国元では軽輩で大きな仕事は任されなかったが、ここ会津では絶大な権限を手に入れたのである。時代は下級武士でも能力さえあれば、重要な役割を担えるように変わっていたのである。

🤩柏村毅(1898~1973)

福島県会津美里町(旧会津本郷村)生まれで旧士族、祖父が萱野右兵衛隊の一員として越後口の戦いに参戦している。東急電鉄専務や関東バス社長を務めた陸運界の実業家であった。
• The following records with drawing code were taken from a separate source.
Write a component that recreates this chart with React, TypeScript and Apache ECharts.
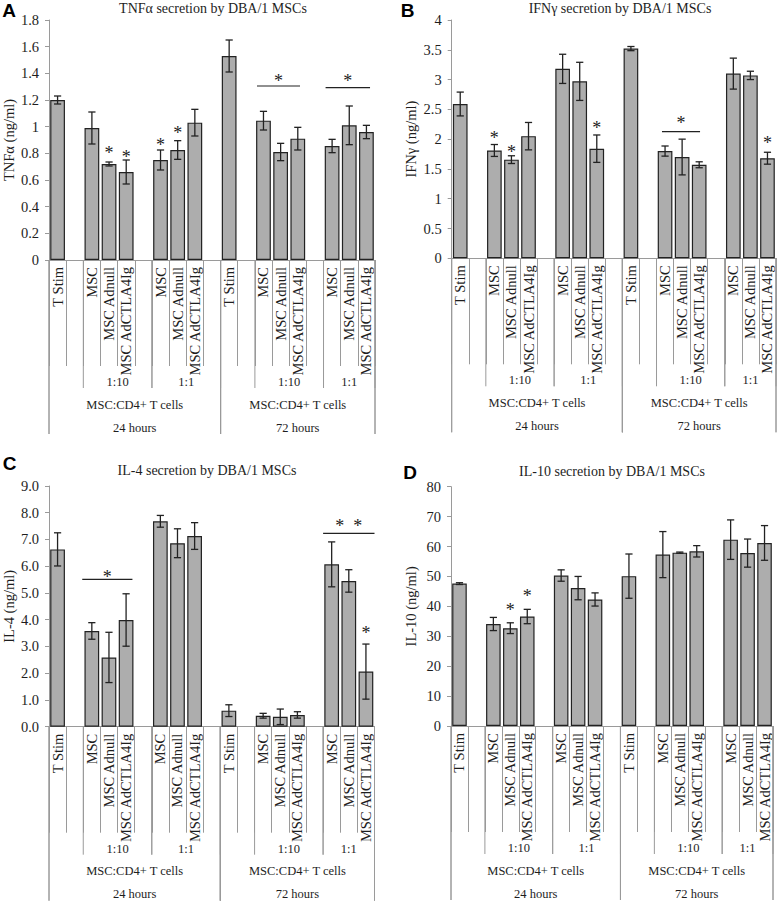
import React, { useEffect, useRef } from "react";
import * as echarts from "echarts";

// ---------- data ----------
const categories = [
  "T Stim", "", "MSC", "MSC Adnull", "MSC AdCTLA4Ig", "",
  "MSC", "MSC Adnull", "MSC AdCTLA4Ig", "",
  "T Stim", "", "MSC", "MSC Adnull", "MSC AdCTLA4Ig", "",
  "MSC", "MSC Adnull", "MSC AdCTLA4Ig",
];
const ratioLabels = ["1:10", "1:1", "1:10", "1:1"];
const ratioStart = [2, 6, 12, 16];
const ratioEnd = [6, 10, 16, 19];
const cellLabels = ["MSC:CD4+ T cells", "MSC:CD4+ T cells"];
const timeLabels = ["24 hours", "72 hours"];
const timeStart = [0, 10];
const timeEnd = [10, 19];

const tnfMean = [1.2, null, 0.99, 0.72, 0.66, null, 0.75, 0.825, 1.03, null, 1.53, null, 1.045, 0.81, 0.91, null, 0.855, 1.01, 0.96];
const tnfErr = [0.03, null, 0.12, 0.015, 0.09, null, 0.075, 0.07, 0.1, null, 0.12, null, 0.07, 0.065, 0.085, null, 0.05, 0.145, 0.05];
const ifnMean = [2.59, null, 1.81, 1.656, 2.05, null, 3.18, 2.97, 1.84, null, 3.52, null, 1.8, 1.7, 1.57, null, 3.1, 3.07, 1.68];
const ifnErr = [0.2, null, 0.1, 0.065, 0.23, null, 0.245, 0.32, 0.23, null, 0.035, null, 0.085, 0.3, 0.05, null, 0.26, 0.07, 0.1];
const il4Mean = [6.63, null, 3.58, 2.59, 3.99, null, 7.68, 6.86, 7.13, null, 0.6, null, 0.41, 0.37, 0.44, null, 6.07, 5.45, 2.06];
const il4Err = [0.62, null, 0.31, 0.94, 0.98, null, 0.22, 0.54, 0.5, null, 0.22, null, 0.09, 0.29, 0.12, null, 0.84, 0.42, 1.03];
const il10Mean = [47.6, null, 34.1, 32.7, 36.6, null, 50.3, 46.1, 42.3, null, 50.1, null, 57.3, 57.95, 58.4, null, 62.3, 57.8, 61.2];
const il10Err = [0.3, null, 2.2, 1.8, 2.4, null, 1.9, 3.9, 2.2, null, 7.4, null, 7.7, 0.2, 1.9, null, 6.6, 4.7, 5.8];

// significance stars above single bars: category index, y value
const tnfStarX = [3, 4, 6, 7];
const tnfStarY = [0.8375, 0.8125, 0.9, 0.99];
const ifnStarX = [2, 3, 8, 18];
const ifnStarY = [2.1, 1.874, 2.266, 2.014];
const il4StarX = [18];
const il4StarY = [3.68];
const il10StarX = [3, 4];
const il10StarY = [40.4, 45.1];

// brackets: x from/to (category units), line y, star y, star text
const tnfBrX0 = [11.62, 15.62];
const tnfBrX1 = [14.13, 18.21];
const tnfBrY = [1.305, 1.2925];
const tnfBrStarY = [1.38, 1.38];
const tnfBrText = ["*", "*"];
const ifnBrX0 = [11.82];
const ifnBrX1 = [14.05];
const ifnBrY = [2.126];
const ifnBrStarY = [2.35];
const ifnBrText = ["*"];
const il4BrX0 = [1.44, 15.5];
const il4BrX1 = [4.37, 18.5];
const il4BrY = [5.51, 7.23];
const il4BrStarY = [5.77, 7.71];
const il4BrText = ["*", "*  *"];

const titles = [
  "TNFα secretion by DBA/1 MSCs",
  "IFNγ secretion by DBA/1 MSCs",
  "IL-4 secretion by DBA/1 MSCs",
  "IL-10 secretion by DBA/1 MSCs",
];
const yNames = ["TNFα (ng/ml)", "IFNγ (ng/ml)", "IL-4 (ng/ml)", "IL-10 (ng/ml)"];
const yMax = [1.8, 4, 9, 80];
const yStep = [0.2, 0.5, 1, 10];
const panelLetters = ["A", "B", "C", "D"];

// ---------- style / layout ----------
const SERIF = "'Liberation Serif', 'Times New Roman', serif";
const SANS = "'Liberation Sans', Arial, sans-serif";
const LINE = "#9a9a9a";
const TXT = "#1e1e1e";
const DARK = "#222222";
const BAR = "#adadad";

const grids = [
  { left: 48.5, top: 20, width: 326.5, height: 240 },
  { left: 451.7, top: 20, width: 324.3, height: 238.3 },
  { left: 48.5, top: 486, width: 326, height: 240.7 },
  { left: 451, top: 486.7, width: 322, height: 239.3 },
];
const titlePos = [[213, 8], [620, 8], [207, 470], [612, 471]];
const letterPos = [[9.2, 10], [407.5, 10], [9.5, 463.7], [410, 472]];

const catKeys = categories.map((_, i) => "c" + i);

function buildPanel(g: number, mean: (number | null)[], err: (number | null)[],
  starX: number[], starY: number[],
  brX0: number[], brX1: number[], brY: number[], brStarY: number[], brText: string[]) {
  const series: any[] = [];
  series.push({
    type: "bar",
    xAxisIndex: g,
    yAxisIndex: g,
    barWidth: "86%",
    silent: true,
    data: mean.map((v) => (v == null ? "-" : v)),
    itemStyle: { color: BAR, borderColor: DARK, borderWidth: 1.2 },
    z: 2,
  });
  const errData: number[][] = [];
  mean.forEach((m, i) => {
    if (m != null && err[i] != null) errData.push([i, m, err[i] as number]);
  });
  series.push({
    type: "custom",
    xAxisIndex: g,
    yAxisIndex: g,
    silent: true,
    z: 3,
    encode: { x: 0, y: 1 },
    data: errData,
    renderItem: (_p: any, api: any) => {
      const x = api.value(0), m = api.value(1), e = api.value(2);
      const t = api.coord([x, m + e]);
      const b = api.coord([x, m - e]);
      const hw = 3.6;
      const st = { stroke: DARK, lineWidth: 1.3 };
      return {
        type: "group",
        children: [
          { type: "line", shape: { x1: t[0], y1: t[1], x2: b[0], y2: b[1] }, style: st },
          { type: "line", shape: { x1: t[0] - hw, y1: t[1], x2: t[0] + hw, y2: t[1] }, style: st },
          { type: "line", shape: { x1: b[0] - hw, y1: b[1], x2: b[0] + hw, y2: b[1] }, style: st },
        ],
      };
    },
  });
  series.push({
    type: "custom",
    xAxisIndex: g,
    yAxisIndex: g,
    silent: true,
    z: 4,
    encode: { x: 0, y: 1 },
    data: starX.map((x, k) => [x, starY[k]]),
    renderItem: (_p: any, api: any) => {
      const c = api.coord([api.value(0), api.value(1)]);
      return {
        type: "text",
        x: c[0],
        y: c[1] + 5,
        style: { text: "*", fill: DARK, fontSize: 18, fontFamily: SERIF, align: "center", verticalAlign: "middle" },
      };
    },
  });
  series.push({
    type: "custom",
    xAxisIndex: g,
    yAxisIndex: g,
    silent: true,
    z: 4,
    encode: { x: 0, y: 1 },
    data: brX0.map((x, k) => [0, brY[k], k]),
    renderItem: (p: any, api: any) => {
      const k = p.dataIndex;
      const band = api.size([1, 0])[0];
      const base = api.coord([0, brY[k]]);
      const sBase = api.coord([0, brStarY[k]]);
      const x0 = base[0] + brX0[k] * band;
      const x1 = base[0] + brX1[k] * band;
      return {
        type: "group",
        children: [
          { type: "line", shape: { x1: x0, y1: base[1], x2: x1, y2: base[1] }, style: { stroke: DARK, lineWidth: 1.2 } },
          {
            type: "text",
            x: (x0 + x1) / 2,
            y: sBase[1] + 5,
            style: { text: brText[k], fill: DARK, fontSize: 18, fontFamily: SERIF, align: "center", verticalAlign: "middle" },
          },
        ],
      };
    },
  });
  const groups: { s: number; e: number; label: string; textOff: number; lineLen: number }[] = [];
  ratioLabels.forEach((l, k) => groups.push({ s: ratioStart[k], e: ratioEnd[k], label: l, textOff: 122, lineLen: 128 }));
  cellLabels.forEach((l, k) => groups.push({ s: timeStart[k], e: timeEnd[k], label: l, textOff: 144.5, lineLen: 174 }));
  timeLabels.forEach((l, k) => groups.push({ s: timeStart[k], e: timeEnd[k], label: l, textOff: 167.5, lineLen: 174 }));
  series.push({
    type: "custom",
    xAxisIndex: g,
    yAxisIndex: g,
    silent: true,
    clip: false,
    z: 1,
    encode: { x: 0, y: 1 },
    data: groups.map((gr) => [gr.s, 0]),
    renderItem: (p: any, api: any) => {
      const gr = groups[p.dataIndex];
      const band = api.size([1, 0])[0];
      const base = api.coord([0, 0]);
      const left0 = base[0] - band / 2;
      const xa = left0 + gr.s * band;
      const xb = left0 + gr.e * band;
      const y0 = base[1];
      const ls = { stroke: LINE, lineWidth: 1 };
      return {
        type: "group",
        children: [
          { type: "line", shape: { x1: xa, y1: y0, x2: xa, y2: y0 + gr.lineLen }, style: ls },
          { type: "line", shape: { x1: xb, y1: y0, x2: xb, y2: y0 + gr.lineLen }, style: ls },
          {
            type: "text",
            x: (xa + xb) / 2,
            y: y0 + gr.textOff,
            style: { text: gr.label, fill: TXT, fontSize: 12.5, fontFamily: SERIF, align: "center", verticalAlign: "middle" },
          },
        ],
      };
    },
  });
  return series;
}

export default function App() {
  const ref = useRef<HTMLDivElement>(null);
  useEffect(() => {
    if (!ref.current) return;
    const chart = echarts.init(ref.current, undefined, { renderer: "svg" });
    const xAxes = grids.map((_, g) => ({
      type: "category",
      gridIndex: g,
      data: catKeys,
      boundaryGap: true,
      axisLine: { show: true, lineStyle: { color: LINE, width: 1 } },
      axisTick: { show: true, interval: 0, length: 106, lineStyle: { color: LINE, width: 1 } },
      axisLabel: {
        interval: 0,
        rotate: 90,
        margin: 7,
        fontFamily: SERIF,
        fontSize: 14.5,
        color: TXT,
        formatter: (_v: string, idx: number) => categories[idx],
      },
      splitLine: { show: false },
    }));
    const yAxes = grids.map((_, g) => ({
      type: "value",
      gridIndex: g,
      min: 0,
      max: yMax[g],
      interval: yStep[g],
      axisLine: { show: true, lineStyle: { color: LINE, width: 1 } },
      axisTick: { show: true, length: 4, lineStyle: { color: LINE } },
      splitLine: { show: false },
      axisLabel: {
        margin: 10,
        fontFamily: SERIF,
        fontSize: 14.5,
        color: TXT,
        formatter: g === 2 ? (v: number) => v.toFixed(1) : (v: number) => String(Math.round(v * 100) / 100),
      },
      name: yNames[g],
      nameLocation: "middle",
      nameGap: 33,
      nameTextStyle: { fontFamily: SERIF, fontSize: 14.5, color: TXT },
    }));
    const series = [
      ...buildPanel(0, tnfMean, tnfErr, tnfStarX, tnfStarY, tnfBrX0, tnfBrX1, tnfBrY, tnfBrStarY, tnfBrText),
      ...buildPanel(1, ifnMean, ifnErr, ifnStarX, ifnStarY, ifnBrX0, ifnBrX1, ifnBrY, ifnBrStarY, ifnBrText),
      ...buildPanel(2, il4Mean, il4Err, il4StarX, il4StarY, il4BrX0, il4BrX1, il4BrY, il4BrStarY, il4BrText),
      ...buildPanel(3, il10Mean, il10Err, il10StarX, il10StarY, [], [], [], [], []),
    ];
    const graphics: any[] = [];
    titles.forEach((t, i) => {
      graphics.push({
        type: "text",
        x: titlePos[i][0],
        y: titlePos[i][1],
        silent: true,
        style: { text: t, fill: TXT, fontSize: 14, fontFamily: SERIF, align: "center", verticalAlign: "middle", textAlign: "center", textVerticalAlign: "middle" },
      });
    });
    panelLetters.forEach((t, i) => {
      graphics.push({
        type: "text",
        x: letterPos[i][0],
        y: letterPos[i][1],
        silent: true,
        style: { text: t, fill: "#000", fontSize: 19, fontWeight: "bold", fontFamily: SANS, align: "center", verticalAlign: "middle", textAlign: "center", textVerticalAlign: "middle" },
      });
    });
    chart.setOption({
      animation: false,
      backgroundColor: "#ffffff",
      grid: grids.map((g) => ({ ...g, containLabel: false })),
      xAxis: xAxes,
      yAxis: yAxes,
      series,
      graphic: graphics,
    });
    return () => chart.dispose();
  }, []);
  return <div ref={ref} style={{ position: "absolute", left: 0, top: 0, width: 777, height: 902 }} />;
}
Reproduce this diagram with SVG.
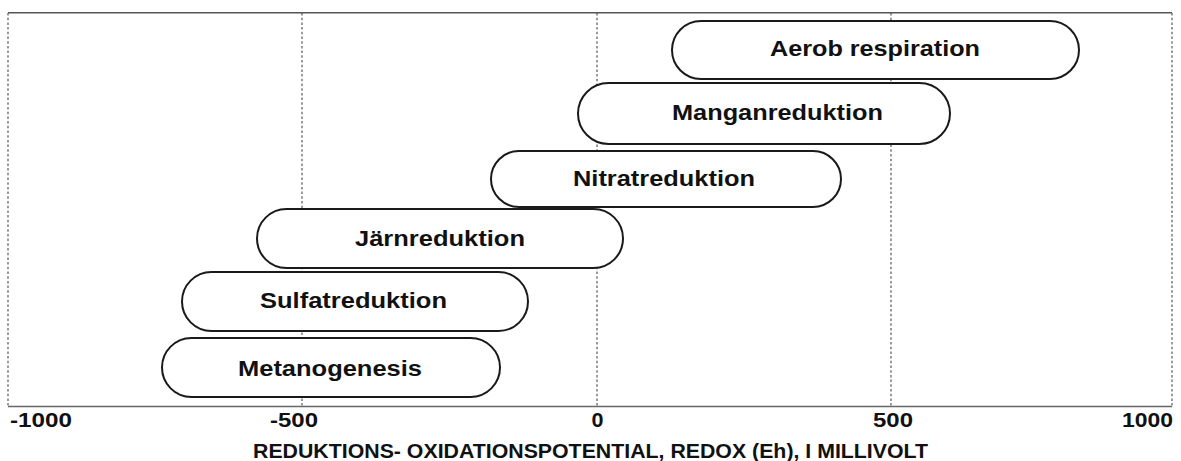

当時、越後交通(本社長岡市)の会長を務めていた田中角栄に請われて、越後交通の社長に就任していた。
昭和42年(1967)5月から昭和48年(1973)3月の間、会津会の会長を務めている。
柏村は、ほかに京都の鳥羽伏見の戦いなどで亡くなった会津藩の戦没者の為に、会津藩兵が本営とした黒谷金戒光明寺に墓標を建立したり、戦犯として斬首された家老萱野長修のために会津に萱野國老敬仰碑を建立している。